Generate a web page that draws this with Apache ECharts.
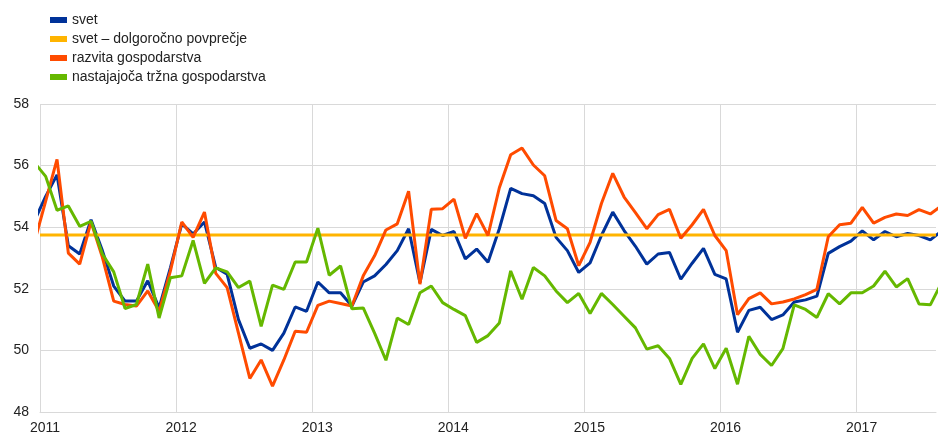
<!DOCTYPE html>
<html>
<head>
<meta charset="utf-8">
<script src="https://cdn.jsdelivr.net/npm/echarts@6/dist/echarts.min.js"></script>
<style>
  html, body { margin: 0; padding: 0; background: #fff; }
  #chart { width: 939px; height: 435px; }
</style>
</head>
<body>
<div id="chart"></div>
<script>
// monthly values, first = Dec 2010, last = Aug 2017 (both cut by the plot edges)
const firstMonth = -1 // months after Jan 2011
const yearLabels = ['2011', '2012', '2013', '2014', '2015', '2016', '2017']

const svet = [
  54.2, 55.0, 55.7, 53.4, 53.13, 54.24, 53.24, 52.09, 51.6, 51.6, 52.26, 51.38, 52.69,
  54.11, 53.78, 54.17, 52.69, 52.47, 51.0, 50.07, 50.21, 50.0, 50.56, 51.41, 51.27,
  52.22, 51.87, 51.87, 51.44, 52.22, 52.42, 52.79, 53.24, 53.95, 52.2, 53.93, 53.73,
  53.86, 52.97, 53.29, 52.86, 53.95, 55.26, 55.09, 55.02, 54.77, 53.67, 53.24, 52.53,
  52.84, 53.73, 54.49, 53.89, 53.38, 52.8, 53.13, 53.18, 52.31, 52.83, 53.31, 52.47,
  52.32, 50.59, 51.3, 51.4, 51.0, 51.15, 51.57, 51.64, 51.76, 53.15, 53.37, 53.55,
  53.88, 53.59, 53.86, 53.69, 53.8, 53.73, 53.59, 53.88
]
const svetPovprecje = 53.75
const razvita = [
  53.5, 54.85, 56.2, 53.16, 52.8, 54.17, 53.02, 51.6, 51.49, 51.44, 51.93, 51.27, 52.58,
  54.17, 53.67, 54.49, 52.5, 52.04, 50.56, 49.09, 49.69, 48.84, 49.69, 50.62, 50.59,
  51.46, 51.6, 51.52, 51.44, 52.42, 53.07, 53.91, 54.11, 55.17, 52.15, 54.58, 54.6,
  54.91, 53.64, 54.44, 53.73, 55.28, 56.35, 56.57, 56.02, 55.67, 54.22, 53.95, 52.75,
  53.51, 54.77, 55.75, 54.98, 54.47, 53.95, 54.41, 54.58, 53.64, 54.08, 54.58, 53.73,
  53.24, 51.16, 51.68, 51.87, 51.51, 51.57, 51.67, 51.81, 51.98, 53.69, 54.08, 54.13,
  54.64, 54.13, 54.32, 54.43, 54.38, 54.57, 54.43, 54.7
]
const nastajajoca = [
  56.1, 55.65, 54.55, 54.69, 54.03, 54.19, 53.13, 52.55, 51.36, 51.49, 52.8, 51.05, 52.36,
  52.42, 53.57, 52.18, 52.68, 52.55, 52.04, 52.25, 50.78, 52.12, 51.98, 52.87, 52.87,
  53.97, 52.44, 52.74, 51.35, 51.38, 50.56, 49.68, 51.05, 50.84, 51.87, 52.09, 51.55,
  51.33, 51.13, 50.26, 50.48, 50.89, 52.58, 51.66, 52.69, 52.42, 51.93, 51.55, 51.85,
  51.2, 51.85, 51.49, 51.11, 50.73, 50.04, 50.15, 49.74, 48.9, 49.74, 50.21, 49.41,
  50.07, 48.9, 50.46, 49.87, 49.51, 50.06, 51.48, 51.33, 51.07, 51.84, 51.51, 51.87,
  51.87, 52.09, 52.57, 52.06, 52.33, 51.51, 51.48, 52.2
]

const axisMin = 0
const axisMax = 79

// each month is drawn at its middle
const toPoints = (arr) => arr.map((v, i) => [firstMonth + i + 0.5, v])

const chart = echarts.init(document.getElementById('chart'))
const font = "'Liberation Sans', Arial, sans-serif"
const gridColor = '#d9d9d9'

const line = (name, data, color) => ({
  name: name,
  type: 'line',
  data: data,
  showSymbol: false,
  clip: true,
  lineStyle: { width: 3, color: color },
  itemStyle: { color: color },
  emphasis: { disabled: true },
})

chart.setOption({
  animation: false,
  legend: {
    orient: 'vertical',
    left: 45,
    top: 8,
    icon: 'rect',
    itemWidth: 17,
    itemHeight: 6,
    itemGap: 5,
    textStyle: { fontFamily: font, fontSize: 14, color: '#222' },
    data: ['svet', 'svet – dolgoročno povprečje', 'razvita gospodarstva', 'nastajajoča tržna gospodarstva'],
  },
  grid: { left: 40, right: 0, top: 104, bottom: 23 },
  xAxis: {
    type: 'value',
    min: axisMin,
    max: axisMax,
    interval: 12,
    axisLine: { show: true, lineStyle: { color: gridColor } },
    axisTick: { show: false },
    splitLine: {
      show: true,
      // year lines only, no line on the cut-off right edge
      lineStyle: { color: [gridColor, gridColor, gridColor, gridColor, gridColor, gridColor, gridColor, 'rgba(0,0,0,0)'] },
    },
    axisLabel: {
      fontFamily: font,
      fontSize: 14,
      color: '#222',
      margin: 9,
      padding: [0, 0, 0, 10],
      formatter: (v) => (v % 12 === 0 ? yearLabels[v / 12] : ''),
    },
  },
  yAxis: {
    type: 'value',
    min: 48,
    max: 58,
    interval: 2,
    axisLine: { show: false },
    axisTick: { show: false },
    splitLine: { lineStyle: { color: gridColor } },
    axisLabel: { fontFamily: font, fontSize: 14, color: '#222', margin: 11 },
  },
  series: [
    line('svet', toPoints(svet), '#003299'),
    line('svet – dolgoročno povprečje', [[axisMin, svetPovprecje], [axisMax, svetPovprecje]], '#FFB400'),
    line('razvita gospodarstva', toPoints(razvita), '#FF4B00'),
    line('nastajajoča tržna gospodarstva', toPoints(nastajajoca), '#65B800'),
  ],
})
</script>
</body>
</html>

————

Transcribe the listing in full. Omit the pictures and keep every line exact.

Correct response:
Generate a web page that draws this with Apache ECharts.
<!DOCTYPE html>
<html>
<head>
<meta charset="utf-8">
<script src="https://cdn.jsdelivr.net/npm/echarts@6/dist/echarts.min.js"></script>
<style>
  html, body { margin: 0; padding: 0; background: #fff; }
  #chart { width: 939px; height: 435px; }
</style>
</head>
<body>
<div id="chart"></div>
<script>
// monthly values, first = Dec 2010, last = Aug 2017 (both cut by the plot edges)
const firstMonth = -1 // months after Jan 2011
const yearLabels = ['2011', '2012', '2013', '2014', '2015', '2016', '2017']

const svet = [
  54.2, 55.0, 55.7, 53.4, 53.13, 54.24, 53.24, 52.09, 51.6, 51.6, 52.26, 51.38, 52.69,
  54.11, 53.78, 54.17, 52.69, 52.47, 51.0, 50.07, 50.21, 50.0, 50.56, 51.41, 51.27,
  52.22, 51.87, 51.87, 51.44, 52.22, 52.42, 52.79, 53.24, 53.95, 52.2, 53.93, 53.73,
  53.86, 52.97, 53.29, 52.86, 53.95, 55.26, 55.09, 55.02, 54.77, 53.67, 53.24, 52.53,
  52.84, 53.73, 54.49, 53.89, 53.38, 52.8, 53.13, 53.18, 52.31, 52.83, 53.31, 52.47,
  52.32, 50.59, 51.3, 51.4, 51.0, 51.15, 51.57, 51.64, 51.76, 53.15, 53.37, 53.55,
  53.88, 53.59, 53.86, 53.69, 53.8, 53.73, 53.59, 53.88
]
const svetPovprecje = 53.75
const razvita = [
  53.5, 54.85, 56.2, 53.16, 52.8, 54.17, 53.02, 51.6, 51.49, 51.44, 51.93, 51.27, 52.58,
  54.17, 53.67, 54.49, 52.5, 52.04, 50.56, 49.09, 49.69, 48.84, 49.69, 50.62, 50.59,
  51.46, 51.6, 51.52, 51.44, 52.42, 53.07, 53.91, 54.11, 55.17, 52.15, 54.58, 54.6,
  54.91, 53.64, 54.44, 53.73, 55.28, 56.35, 56.57, 56.02, 55.67, 54.22, 53.95, 52.75,
  53.51, 54.77, 55.75, 54.98, 54.47, 53.95, 54.41, 54.58, 53.64, 54.08, 54.58, 53.73,
  53.24, 51.16, 51.68, 51.87, 51.51, 51.57, 51.67, 51.81, 51.98, 53.69, 54.08, 54.13,
  54.64, 54.13, 54.32, 54.43, 54.38, 54.57, 54.43, 54.7
]
const nastajajoca = [
  56.1, 55.65, 54.55, 54.69, 54.03, 54.19, 53.13, 52.55, 51.36, 51.49, 52.8, 51.05, 52.36,
  52.42, 53.57, 52.18, 52.68, 52.55, 52.04, 52.25, 50.78, 52.12, 51.98, 52.87, 52.87,
  53.97, 52.44, 52.74, 51.35, 51.38, 50.56, 49.68, 51.05, 50.84, 51.87, 52.09, 51.55,
  51.33, 51.13, 50.26, 50.48, 50.89, 52.58, 51.66, 52.69, 52.42, 51.93, 51.55, 51.85,
  51.2, 51.85, 51.49, 51.11, 50.73, 50.04, 50.15, 49.74, 48.9, 49.74, 50.21, 49.41,
  50.07, 48.9, 50.46, 49.87, 49.51, 50.06, 51.48, 51.33, 51.07, 51.84, 51.51, 51.87,
  51.87, 52.09, 52.57, 52.06, 52.33, 51.51, 51.48, 52.2
]

const axisMin = 0
const axisMax = 79

// each month is drawn at its middle
const toPoints = (arr) => arr.map((v, i) => [firstMonth + i + 0.5, v])

const chart = echarts.init(document.getElementById('chart'))
const font = "'Liberation Sans', Arial, sans-serif"
const gridColor = '#d9d9d9'

const line = (name, data, color) => ({
  name: name,
  type: 'line',
  data: data,
  showSymbol: false,
  clip: true,
  lineStyle: { width: 3, color: color },
  itemStyle: { color: color },
  emphasis: { disabled: true },
})

chart.setOption({
  animation: false,
  legend: {
    orient: 'vertical',
    left: 45,
    top: 8,
    icon: 'rect',
    itemWidth: 17,
    itemHeight: 6,
    itemGap: 5,
    textStyle: { fontFamily: font, fontSize: 14, color: '#222' },
    data: ['svet', 'svet – dolgoročno povprečje', 'razvita gospodarstva', 'nastajajoča tržna gospodarstva'],
  },
  grid: { left: 40, right: 0, top: 104, bottom: 23 },
  xAxis: {
    type: 'value',
    min: axisMin,
    max: axisMax,
    interval: 12,
    axisLine: { show: true, lineStyle: { color: gridColor } },
    axisTick: { show: false },
    splitLine: {
      show: true,
      // year lines only, no line on the cut-off right edge
      lineStyle: { color: [gridColor, gridColor, gridColor, gridColor, gridColor, gridColor, gridColor, 'rgba(0,0,0,0)'] },
    },
    axisLabel: {
      fontFamily: font,
      fontSize: 14,
      color: '#222',
      margin: 9,
      padding: [0, 0, 0, 10],
      formatter: (v) => (v % 12 === 0 ? yearLabels[v / 12] : ''),
    },
  },
  yAxis: {
    type: 'value',
    min: 48,
    max: 58,
    interval: 2,
    axisLine: { show: false },
    axisTick: { show: false },
    splitLine: { lineStyle: { color: gridColor } },
    axisLabel: { fontFamily: font, fontSize: 14, color: '#222', margin: 11 },
  },
  series: [
    line('svet', toPoints(svet), '#003299'),
    line('svet – dolgoročno povprečje', [[axisMin, svetPovprecje], [axisMax, svetPovprecje]], '#FFB400'),
    line('razvita gospodarstva', toPoints(razvita), '#FF4B00'),
    line('nastajajoča tržna gospodarstva', toPoints(nastajajoca), '#65B800'),
  ],
})
</script>
</body>
</html>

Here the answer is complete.